P.671 line 5: g(x,y)|theta should be g(x,y|theta)

P.663 The word "resampling" is used, but the core idea of resampling is not explained.

P.684 line 1: state space S is not used.

P.684 line 8: p(x,y) = p_{m,m+1}(x,y)

P.684 "...then the limiting distribution is the invariant distribution" does not make sense: they are always the same!

P.684 "ergodic" is not defined.

P.689 Metropolis-Hastings algorithm: "x_n = x_{n-1}" should be "x_{k+1}=x_k".

P.758 Appendix III: In Def 3.2.7, the exponential distribution was given with a parameter beta, not lambda.

P.758 Appendix III: Formula for the pdf of a normal distribution is wrong.

I have to say this is the best book on mathematical statistics I have come across. It is a must have for upper-level undergraduates and first or second year graduate students who are taking or want to learn statistics.

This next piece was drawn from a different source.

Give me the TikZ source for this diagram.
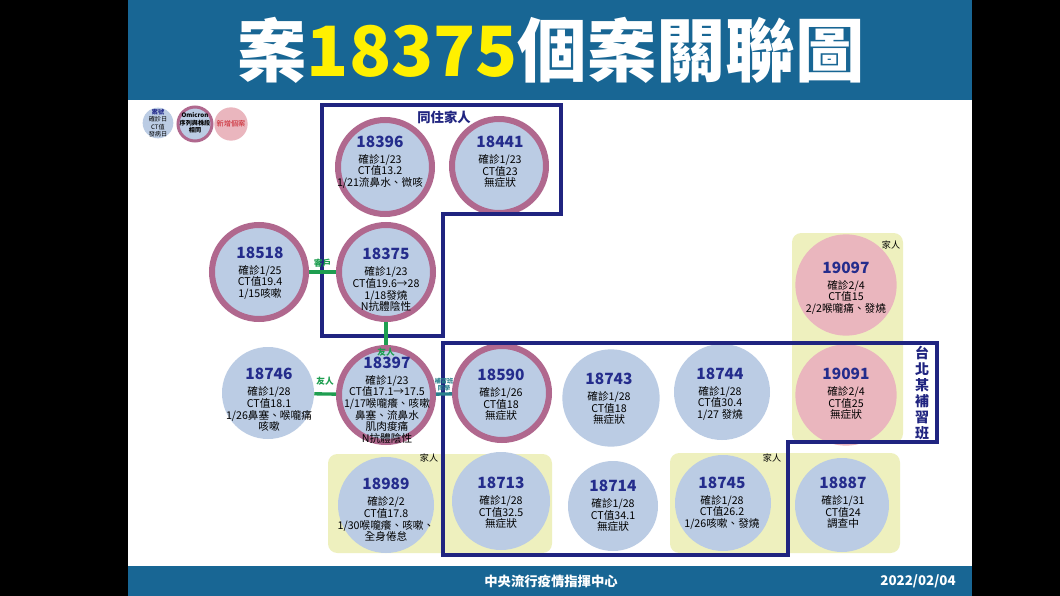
\documentclass[tikz,border=0pt]{standalone}
\usepackage{fontspec}
\setmainfont{Noto Sans CJK TC}
\usetikzlibrary{positioning}

\definecolor{bandblue}{RGB}{24,102,148}
\definecolor{casefill}{RGB}{187,204,228}
\definecolor{ringpurple}{RGB}{176,104,142}
\definecolor{newpink}{RGB}{234,182,190}
\definecolor{famyellow}{RGB}{238,240,190}
\definecolor{boxnavy}{RGB}{32,36,128}
\definecolor{numnavy}{RGB}{36,44,140}
\definecolor{linkgreen}{RGB}{30,158,80}
\definecolor{linkteal}{RGB}{40,128,140}
\definecolor{titleyellow}{RGB}{255,240,0}
\definecolor{legendred}{RGB}{200,30,40}

% case number on its own line above the details
\newcommand{\caseno}[1]{{\fontsize{11.6}{14}\selectfont\bfseries\color{numnavy}#1}\\[3.3pt]}

\begin{document}
\begin{tikzpicture}[x=0.75pt, y=-0.75pt,
    ringcase/.style={circle, fill=casefill, draw=ringpurple, line width=4.5pt, minimum size=70.5pt, inner sep=0pt},
    plaincase/.style={circle, fill=casefill, minimum size=72pt, inner sep=0pt},
    newcase/.style={circle, fill=newpink, minimum size=76pt, inner sep=0pt},
    casetext/.style={align=center, inner sep=0pt, font=\fontsize{8}{8.7}\selectfont},
    legendtext/.style={align=center, inner sep=0pt, font=\fontsize{4.6}{5.6}\selectfont},
    famzone/.style={fill=famyellow, rounded corners=7pt},
    famlabel/.style={font=\fontsize{6.8}{8}\selectfont, inner sep=0pt},
    boxline/.style={draw=boxnavy, line width=2.5pt},
    greenlink/.style={draw=linkgreen, line width=2.5pt},
    teallink/.style={draw=linkteal, line width=2.5pt},
    linklabel/.style={font=\fontsize{6.5}{7}\selectfont\bfseries, text=linkgreen, inner sep=1pt},
    bandtext/.style={font=\fontsize{10}{12}\selectfont\bfseries, text=white},
]

    % Slide, title band and footer band
    \useasboundingbox (0,0) rectangle (1060,596);
    \fill[black] (0,0) rectangle (1060,596);
    \fill[white] (128,0) rectangle (972,596);
    \fill[bandblue] (128,0) rectangle (972,100);
    \fill[bandblue] (128,566) rectangle (972,596);
    \node[font=\fontsize{52}{56}\selectfont\bfseries, text=white] (title) at (551,50) {案{\color{titleyellow}18375}個案關聯圖};
    \node[bandtext] (center) at (551,581) {中央流行疫情指揮中心};
    \node[bandtext] (date) at (918,581) {2022/02/04};

    % Legend (top left)
    \node[circle, fill=casefill, minimum size=23pt, inner sep=0pt] (lg1) at (158,123) {};
    \node[circle, fill=casefill, draw=ringpurple, line width=2.25pt, minimum size=25.5pt, inner sep=0pt] (lg2) at (195,124) {};
    \node[circle, fill=newpink, minimum size=25pt, inner sep=0pt] (lg3) at (231,124) {};
    \node[legendtext] (lgt1) at (158,123) {{\bfseries\color{numnavy}案號}\\確診日\\CT值\\發病日};
    \node[legendtext, font=\fontsize{4.6}{5.8}\selectfont\bfseries] (lgt2) at (195,123) {Omicron\\序列與株段\\相同};
    \node[legendtext, text=legendred, font=\fontsize{5.4}{6}\selectfont] (lgt3) at (231,124) {新增個案};

    % Family zones (yellow)
    \fill[famzone] (328,454) rectangle (552,553);
    \fill[famzone] (670,453) rectangle (900,553);
    \fill[famzone] (792,233) rectangle (903,443);

    % Case circles
    \node[ringcase] (c18396) at (385,167) {};
    \node[ringcase] (c18441) at (499,166) {};
    \node[ringcase] (c18518) at (259,272) {};
    \node[ringcase] (c18375) at (386,272) {};
    \node[plaincase, minimum size=69pt] (c18746) at (268,393) {};
    \node[ringcase] (c18397) at (386,395) {};
    \node[ringcase] (c18590) at (502,393) {};
    \node[plaincase, minimum size=73pt] (c18743) at (611,398) {};
    \node[plaincase] (c18744) at (722,392) {};
    \node[newcase] (c19097) at (846,285) {};
    \node[newcase] (c19091) at (846,395) {};
    \node[plaincase] (c18989) at (386,505) {};
    \node[plaincase, minimum size=73.5pt] (c18713) at (501,501) {};
    \node[plaincase, minimum size=67.5pt] (c18714) at (613,506) {};
    \node[plaincase] (c18745) at (723,503) {};
    \node[plaincase, minimum size=70.5pt] (c18887) at (842,505) {};

    % Case details
    \node[casetext] (t18396) at (380,162) {\caseno{18396}確診1/23\\CT值13.2\\1/21流鼻水、微咳};
    \node[casetext] (t18441) at (500,162) {\caseno{18441}確診1/23\\CT值23\\無症狀};
    \node[casetext] (t18518) at (260,273) {\caseno{18518}確診1/25\\CT值19.4\\1/15咳嗽};
    \node[casetext] (t18375) at (386,280) {\caseno{18375}確診1/23\\CT值19.6→28\\1/18發燒\\N抗體陰性};
    \node[casetext] (t18746) at (269,400) {\caseno{18746}確診1/28\\CT值18.1\\1/26鼻塞、喉嚨痛\\咳嗽};
    \node[casetext] (t18397) at (387,400) {\caseno{18397}確診1/23\\CT值17.1→17.5\\1/17喉嚨癢、咳嗽\\鼻塞、流鼻水\\肌肉痠痛\\N抗體陰性};
    \node[casetext] (t18590) at (501,395) {\caseno{18590}確診1/26\\CT值18\\無症狀};
    \node[casetext] (t18743) at (609,399) {\caseno{18743}確診1/28\\CT值18\\無症狀};
    \node[casetext] (t18744) at (720,394) {\caseno{18744}確診1/28\\CT值30.4\\1/27 發燒};
    \node[casetext] (t19097) at (846,288) {\caseno{19097}確診2/4\\CT值15\\2/2喉嚨痛、發燒};
    \node[casetext] (t19091) at (846,394) {\caseno{19091}確診2/4\\CT值25\\無症狀};
    \node[casetext] (t18989) at (386,510) {\caseno{18989}確診2/2\\CT值17.8\\1/30喉嚨癢、咳嗽、\\全身倦怠};
    \node[casetext] (t18713) at (501,503) {\caseno{18713}確診1/28\\CT值32.5\\無症狀};
    \node[casetext] (t18714) at (613,506) {\caseno{18714}確診1/28\\CT值34.1\\無症狀};
    \node[casetext] (t18745) at (722,503) {\caseno{18745}確診1/28\\CT值26.2\\1/26咳嗽、發燒};
    \node[casetext] (t18887) at (843,503) {\caseno{18887}確診1/31\\CT值24\\調查中};

    % Family labels
    \node[famlabel] (fam1) at (429,458) {家人};
    \node[famlabel] (fam2) at (772,458) {家人};
    \node[famlabel] (fam3) at (891,245) {家人};

    % Household box and cram school box
    \draw[boxline] (322,105) -- (561,105) -- (561,214) -- (443,214) -- (443,336) -- (322,336) -- cycle;
    \draw[boxline, line width=3pt] (443,343) -- (937,343) -- (937,442) -- (788,442) -- (788,555) -- (443,555) -- cycle;
    \node[font=\fontsize{10}{12}\selectfont\bfseries, text=boxnavy] (home) at (444,117) {同住家人};
    \node[align=center, font=\fontsize{10.5}{12}\selectfont\bfseries, text=boxnavy, inner sep=0pt] (cram) at (922,393) {台\\北\\某\\補\\習\\班};

    % Contacts between cases
    \draw[greenlink] (c18518) -- (c18375) node[midway, above=1pt, linklabel] {客戶};
    \draw[greenlink] (c18375) -- (c18397) node[at end, below=0pt, linklabel] {友人};
    \draw[greenlink] (c18746) -- (c18397) node[midway, above=4pt, linklabel] {友人};
    \draw[teallink] (c18397) -- (c18590) node[midway, above=0pt, linklabel, text=linkteal, align=center, font=\fontsize{4.6}{5.2}\selectfont\bfseries] {補習班\\同學};

\end{tikzpicture}
\end{document}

It is a must have anyway because an understanding of statistics at this level opens so many doors. The examples are as clear as clear can be, and it covers everything except Lehmann-Scheffe. It does not go DEEP into theory. I guess you can leave that to Casella and Berger. Besides, I can't imagine how many pages the book would be it it did. There are no solutions in the back, but you can get a book of solutions for about $8. I'm surprised more professors don't recommend it. Once more students find out about it, I think it'll catch on.

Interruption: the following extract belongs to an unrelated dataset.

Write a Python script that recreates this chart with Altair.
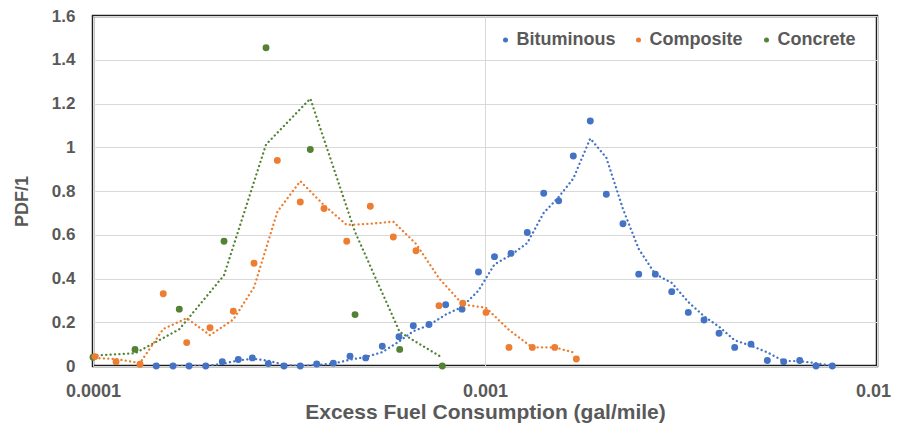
import math
import altair as alt
import pandas as pd

series_names = ["Bituminous", "Composite", "Concrete"]
series_colors = ["#4472C4", "#ED7D31", "#548235"]

bit_x = [1.450e-4, 1.600e-4, 1.758e-4, 1.939e-4, 2.137e-4, 2.348e-4, 2.550e-4, 2.801e-4,
         3.071e-4, 3.379e-4, 3.721e-4, 4.102e-4, 4.525e-4, 4.962e-4, 5.470e-4, 6.034e-4,
         6.563e-4, 7.197e-4, 7.937e-4, 8.737e-4, 9.625e-4, 1.0573e-3, 1.1650e-3, 1.2818e-3,
         1.4119e-3, 1.5417e-3, 1.6800e-3, 1.8560e-3, 2.0393e-3, 2.2491e-3, 2.4669e-3,
         2.7194e-3, 2.9951e-3, 3.3008e-3, 3.6207e-3, 3.9537e-3, 4.3351e-3, 4.7710e-3,
         5.2508e-3, 5.7810e-3, 6.3503e-3, 6.9903e-3, 7.6913e-3]
bit_y = [0, 0, 0, 0, 0.02, 0.03, 0.037, 0.011, 0, 0, 0.009, 0.013, 0.045, 0.037, 0.09,
         0.134, 0.184, 0.19, 0.28, 0.26, 0.43, 0.50, 0.515, 0.61, 0.79, 0.755, 0.96, 1.12,
         0.785, 0.65, 0.42, 0.42, 0.34, 0.245, 0.21, 0.15, 0.085, 0.10, 0.025, 0.02, 0.025,
         0, 0]

comp_x = [8.84e-5, 1.012e-4, 1.145e-4, 1.318e-4, 1.511e-4, 1.734e-4, 1.988e-4, 2.280e-4,
          2.575e-4, 2.953e-4, 3.379e-4, 3.885e-4, 4.439e-4, 5.098e-4, 5.836e-4, 6.668e-4,
          7.632e-4, 8.773e-4, 1.0060e-3, 1.1513e-3, 1.3202e-3, 1.5064e-3, 1.7100e-3]
comp_y = [0.03, 0.043, 0.02, 0.008, 0.33, 0.107, 0.175, 0.25, 0.47, 0.94, 0.75, 0.72,
          0.57, 0.73, 0.59, 0.527, 0.276, 0.287, 0.245, 0.085, 0.085, 0.085, 0.032]

conc_x = [7.72e-5, 1.0e-4, 1.280e-4, 1.660e-4, 2.159e-4, 2.763e-4, 3.584e-4, 4.661e-4,
          6.059e-4, 7.782e-4]
conc_y = [0.055, 0.04, 0.076, 0.26, 0.57, 1.455, 0.99, 0.235, 0.076, 0.0]

x_tick_values = [0.0001, 0.001, 0.01]
x_tick_labels = ["0.0001", "0.001", "0.01"]
y_tick_values = [0, 0.2, 0.4, 0.6, 0.8, 1.0, 1.2, 1.4, 1.6]

FONT = "Liberation Sans, Arial, sans-serif"
TXT = "#595959"
color_of = dict(zip(series_names, series_colors))

frames = []
for name, xs, ys in [("Concrete", conc_x, conc_y),
                     ("Bituminous", bit_x, bit_y),
                     ("Composite", comp_x, comp_y)]:
    df = pd.DataFrame({"series": name, "x": xs, "y": ys})
    df["ma"] = df["y"].rolling(2).mean()  # 2-period moving average trendline
    df["col"] = color_of[name]
    frames.append(df)
data = pd.concat(frames, ignore_index=True)
data["ord"] = range(len(data))
pts = data[data["x"] >= 0.0000999].copy()
ma = data.dropna(subset=["ma"]).copy()

label_expr = " : ".join(
    f"abs(log(datum.value)/LN10 - ({math.log10(v)})) < 0.01 ? '{lab}'"
    for v, lab in zip(x_tick_values, x_tick_labels)
) + " : ''"

xscale = alt.Scale(type="log", domain=[1e-4, 1e-2], nice=False)
yscale = alt.Scale(domain=[0, 1.6], nice=False)
cscale = alt.Scale(domain=series_names, range=series_colors)

xaxis = alt.Axis(values=x_tick_values, labelExpr=label_expr, title="Excess Fuel Consumption (gal/mile)",
                 labelFlush=False, labelOverlap=False, labelBaseline="alphabetic", labelPadding=30,
                 labelOffset={"condition": {"test": "datum.value > 0.005", "value": -4}, "value": 0},
                 labelFontSize=18, titleFontSize=21, titleBaseline="alphabetic", titleY=52,
                 grid=True, ticks=False, tickSize=0, domain=False)
yaxis = alt.Axis(values=y_tick_values, format=".1~f", title="PDF/1", labelPadding=18,
                 labelFontSize=17, titleFontSize=18, titleAngle=270, titleBaseline="alphabetic",
                 titleAlign="center", titleX=-65.5, titleY=185,
                 grid=True, ticks=False, tickSize=0, domain=False)

lines = alt.Chart(ma).mark_line(
    strokeDash=[0.1, 4.3], strokeCap="round", strokeWidth=2.3, clip=True
).encode(
    x=alt.X("x:Q", scale=xscale, axis=xaxis),
    y=alt.Y("ma:Q", scale=yscale, axis=yaxis),
    color=alt.Color("col:N", scale=None),
    detail="series:N",
    order="x:Q",
)

points = alt.Chart(pts).mark_circle(size=48, opacity=1).encode(
    x=alt.X("x:Q", scale=xscale),
    y=alt.Y("y:Q", scale=yscale),
    color=alt.Color("series:N", scale=cscale,
                    legend=alt.Legend(orient="none", legendX=403.5, legendY=15,
                                      direction="horizontal", title=None,
                                      labelFontSize=18, labelFontWeight="bold", labelColor=TXT,
                                      labelFont=FONT, symbolSize=25, symbolType="circle",
                                      labelOffset=2, columnPadding=14, padding=0,
                                      symbolStrokeWidth=0)),
    order="ord:Q",
)

chart = alt.layer(lines, points).properties(
    width=784, height=350,
    autosize=alt.AutoSizeParams(type="none"),
    padding={"left": 85, "top": 8, "right": 14, "bottom": 57},
    background="white",
).configure_view(
    stroke="#1f1f1f", strokeWidth=2.5
).configure_axis(
    labelFont=FONT, titleFont=FONT, labelColor=TXT, titleColor=TXT,
    labelFontWeight="bold", titleFontWeight="bold",
    gridColor="#D9D9D9", gridWidth=1,
)

chart.save("out.html", embed_options={"renderer": "svg", "actions": False})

This is a very good book for upper level under graduate and beginning graduate students who wants to learn mathematical statistics without too much infusion of theory. This book assumes the reader to have a good calculus background. A solid foundation to statistics with many applications, good projects and clear instruction for statistical computation with three different softwares namely SAS, Minitab, and SPSS are given. Most of the material is presented with step by step procedure to solve problems. Unlike many other books in this level, this book incorporates modern statistical methods such as Bayesian analysis, bootstrap, Markov chain Monte Carlo methods at an undergraduate level. Overall, this is an easy to follow, useful textbook that covers the material thoroughly while still presenting it in a most understandable form.